Intent. One was an accident, the other is potentially criminal if I'm not wrong. I could be.

[–] koper@feddit.nl 26 points 5 months ago (1 children)

Breaking an NDA (allegedly) is civil, not criminal

[–] Cort@lemmy.world 4 points 5 months ago (1 children)

Unless it's also a cfaa violation for exceeding access

[–] thedruid@lemmy.world 3 points 5 months ago

I was thinking more this:

The Economic Espionage Act (EEA) of 1996 makes it a federal crime to steal trade secrets, with penalties including up to 10 years in prison and substantial fines

[–] SheeEttin@lemmy.zip 15 points 5 months ago (1 children)

It would be a civil matter, not criminal.
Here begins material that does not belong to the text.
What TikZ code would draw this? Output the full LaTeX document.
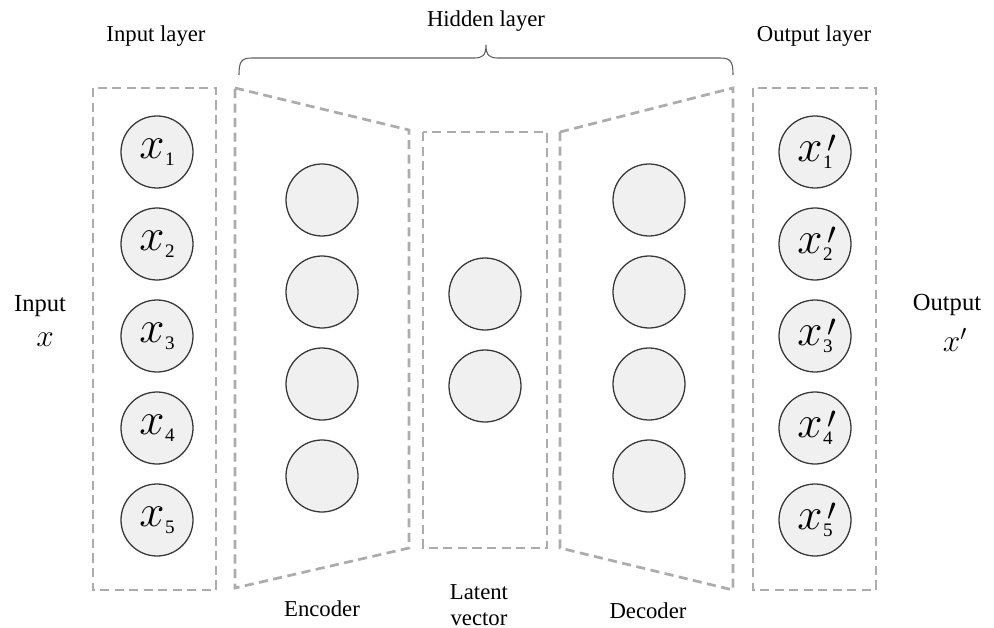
\documentclass[tikz,border=0pt]{standalone}
\usepackage{fontspec}
\setmainfont{Liberation Serif}

\definecolor{boxgray}{RGB}{172,172,172}
\definecolor{circline}{RGB}{55,55,55}
\definecolor{circfill}{RGB}{240,240,240}
\definecolor{bracegray}{RGB}{95,95,95}

% input variable: x with a small lowered index
\newcommand\invar[1]{{\fontsize{26}{26}\selectfont$x$}\kern0.4pt\raisebox{-4pt}{\fontsize{10.5}{10.5}\selectfont#1}}
% reconstructed variable: x with prime and index
\newcommand\outvar[1]{{\fontsize{26}{26}\selectfont$x$}\kern0.4pt\rlap{\kern2.5pt\raisebox{5pt}{\fontsize{18}{18}\selectfont$\prime$}}\raisebox{-4pt}{\fontsize{10.5}{10.5}\selectfont#1}}

\tikzset{
  dashbox/.style={draw=boxgray, line width=1.5pt, dash pattern=on 5pt off 3pt, line join=miter},
  neuron/.style={circle, draw=circline, fill=circfill, line width=0.7pt,
                 minimum size=39.6pt, inner sep=0pt},
  lbl/.style={font=\fontsize{12.5}{15}\selectfont, align=center, inner sep=0pt},
  sidelbl/.style={font=\fontsize{13.5}{16}\selectfont, inner sep=0pt},
  brace/.style={draw=bracegray, line width=0.6pt}
}

\begin{document}
\begin{tikzpicture}[x=0.55pt, y=-0.55pt]
\useasboundingbox (0,0) rectangle (994,628);

% layer frames
\draw[dashbox] (93,88) rectangle (216,590);                  % input layer
\draw[dashbox] (235,88) -- (409,130) -- (409,548) -- (235,588) -- cycle; % encoder
\draw[dashbox] (423,132) rectangle (547,548);                % latent vector
\draw[dashbox] (560,132) -- (733,88) -- (733,590) -- (560,548) -- cycle; % decoder
\draw[dashbox] (753,88) rectangle (876,590);                 % output layer

% input units
\foreach \i/\y in {1/152, 2/244, 3/336, 4/428, 5/520}
  \node[neuron] (in\i) at (157,\y) {\invar{\i}};

% encoder units
\foreach \i/\y in {1/200, 2/292, 3/384, 4/476}
  \node[neuron] (enc\i) at (322,\y) {};

% latent units
\foreach \i/\y in {1/294, 2/386}
  \node[neuron] (lat\i) at (485,\y) {};

% decoder units
\foreach \i/\y in {1/200, 2/292, 3/384, 4/476}
  \node[neuron] (dec\i) at (649,\y) {};

% output units
\foreach \i/\y in {1/152, 2/244, 3/336, 4/428, 5/520}
  \node[neuron] (out\i) at (815,\y) {\outvar{\i}};

% brace over the hidden layer
\coordinate (bl) at (239,75);
\coordinate (br) at (733,75);
\coordinate (btip) at (486,45);
\draw[brace] (bl) .. controls (239,62) and (241,58) .. (252,58) -- (474,58)
  .. controls (482,58) and (486,56) .. (btip)
  .. controls (486,56) and (490,58) .. (498,58) -- (720,58)
  .. controls (731,58) and (733,62) .. (br);

% headings
\node[lbl] (tin)  at (156,36) {Input layer};
\node[lbl] (thid) at (486,21) {Hidden layer};
\node[lbl] (tout) at (814,36) {Output layer};

% side labels
\node[sidelbl] (sin)  at (40,306) {Input};
\node[sidelbl] (sinx) at (45,340) {\fontsize{17}{17}\selectfont$x$};
\node[sidelbl] (sout) at (947,305) {Output};
\node[sidelbl] (soutx) at (955,340) {\fontsize{17}{17}\selectfont$x'$};

% bottom labels
\node[lbl] (tenc) at (322,609) {Encoder};
\node[lbl] (tlat) at (479,605) {Latent\\[-1pt]vector};
\node[lbl] (tdec) at (648,611) {Decoder};
\end{tikzpicture}
\end{document}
[–] thedruid@lemmy.world -1 points 5 months ago

The Economic Espionage Act (EEA) of 1996 makes it a federal crime to steal trade secrets, with penalties including up to 10 years in prison and substantial fines

[–] scytale@piefed.zip 6 points 5 months ago

Based on the article, the youtuber and an accomplice who knew an Apple employee accessed the employee’s phone while it was unattended, so technically it wasn’t intentional and more negligence. On the other hand, Apple also claims the employee failed to report previous breaches, so maybe this was the final straw.